Во-первых, историческое пространство дневника организовано художественной интуицией писателя, которая выявляет смысл в происходящем, отмечая одни и оставляя за рамками другие (часто знаменательные) события. Текст свидетельствует о невозможности отделить Пришвина-художника от Пришвина-публициста, философа, краеведа, охотника и просто человека с его личными переживаниями — художник всегда берет верх, и дневник от первой и до последней записи составляет единое художественно-публицистическое целое; это художественный текст, несмотря на то, что предметом внимания писателя неизменно оказываются события каждого дня. Пришвину удается превратить свой индивидуальный жизненный опыт и свои мысли о прошлом (о детстве, о первой любви, об участии в марксистском кружке и пр.) в общественно значимые явления — его частная жизнь и личные суждения оказываются выражением общественных, культурных и политических идей целой эпохи.
Во-вторых, дневник Пришвина вовлекает в полемику, в совместный поиск — монологичная интонация, кажется, традиционно в принципе присущая дневнику, разрушается постоянным включением в текст «чужого голоса» (Бахтин) — целого ряда голосов; иногда трудно отличить по смыслу голос Пришвина от «чужого» голоса (записи разговоров, чьих-то реплик или цитат, часто скрытых), но ему это не очень, пожалуй, и важно. Ему гораздо важнее донести до читателя эти разные голоса — разноголосицу мнений, одни из которых писатель оспаривает, полемизируя с ними, с другими соглашается, что-то добавляя и развивая, третьи вызывают у него ассоциации с собственной жизнью или мыслями, заставляют обращаться к историческим или литературным аллюзиям и т. д. — так постепенно создается модель пришвинского дневника, которая будет присуща ему до самого конца — последних записей в дневнике 1954 года.

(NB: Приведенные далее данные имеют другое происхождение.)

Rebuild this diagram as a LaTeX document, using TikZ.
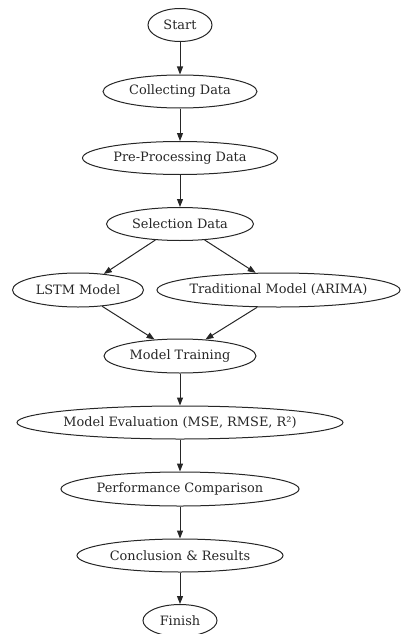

Уже в эти первые послереволюционные годы Пришвин думает о судьбе своего дневника, а точнее — о судьбе русского писателя, которому важнее собственной жизни сохранить свои, может быть, и последние слова для читателя. («Были наборщики и ставили буквы свинцовые, буква к букве... Ругались буквы наборщика за писателя: "Пиши, что хочешь! мы поддержим тебя и поставим тебя со всеми твоими небылицами в связь со всем миром странников-писателей, и ты будешь нам как те". Теперь нет наборщиков, буквы наборов рассыпаны... Как счастлив был тот телеграфист, который, стоя по колено в воде утопающего корабля, до последней минуты, пока вода не добралась до его рта, по беспроволочному телеграфу давал знать о гибели, призывая на помощь. У меня нет телеграфа! я пишу в свой дневник, но завтра я погибну от эпидемии тифа, и никто не поймет моих записей, не разберется в них. Я не знаю даже, как сохранить эти записи от гибели, почти неизбежной: разве я не видел тысячи тетрадей, написанных кем-то и теперь брошенных в печь, в погреба, наполненные водой, на дороги: письмами матери моей оклеены стены какой-то избушки...») Причем в это время адресат пришвинского текста — будущий гипотетически существующий читатель, на которого и возлагается вся надежда: услышит, поймет, подхватит («Тропа моя обрывается, я поминутно оглядываюсь, стараясь связать конец ее с подобным началом тропы впереди, вот совсем ее нет, и на снегу виден единственный след мой, и поземок на глазах заметает и мой единственный след. Друг мой! существуешь ли ты где-нибудь, ожидаешь ли, что я приду к тебе? Я не жду твоей помощи, нет! я сам приду к тебе, только жди, жди меня! Только бы знать, что ты ждешь меня!»).
Вопросы, которые поднимает Пришвин в первые послереволюционные годы, связаны с главной темой новейшей русской истории, темой, которая определила духовную ситуацию в России в течение столетия, — народ и интеллигенция.
На протяжении всей своей жизни Пришвин считал себя принадлежащим к той части русской интеллигенции, судьба которой была связана с революцией, но которая задолго до реальных революционных событий осознала трагическую сущность этого пути.
Вспоминая свою юность, Пришвин с некоторой долей иронии называет себя «комсомольцем 19 века». Действительно, студентом он прошел «школу пролетарских вождей» — марксистский кружок в Рижском политехникуме, а затем тюремное заключение.
Духовный кризис, пережитый Пришвиным, во многом совпадал с идейным кризисом русской интеллигенции, выраженным авторами сборника «Вехи» (1909). Однако в судьбе писателя этот кризис осложнялся поиском себя и своего пути. Это был путь от «глубочайшего невежества» со «смутными умственными запросами» в момент уверования в марксизм через разочарование в социал-демократии в годы учения в Германии, через любовь, которая стала толчком, повернувшим его к собственной личности, до обращения к писательству как делу своей жизни. На это ушло десять лет — 1895–1905 годы.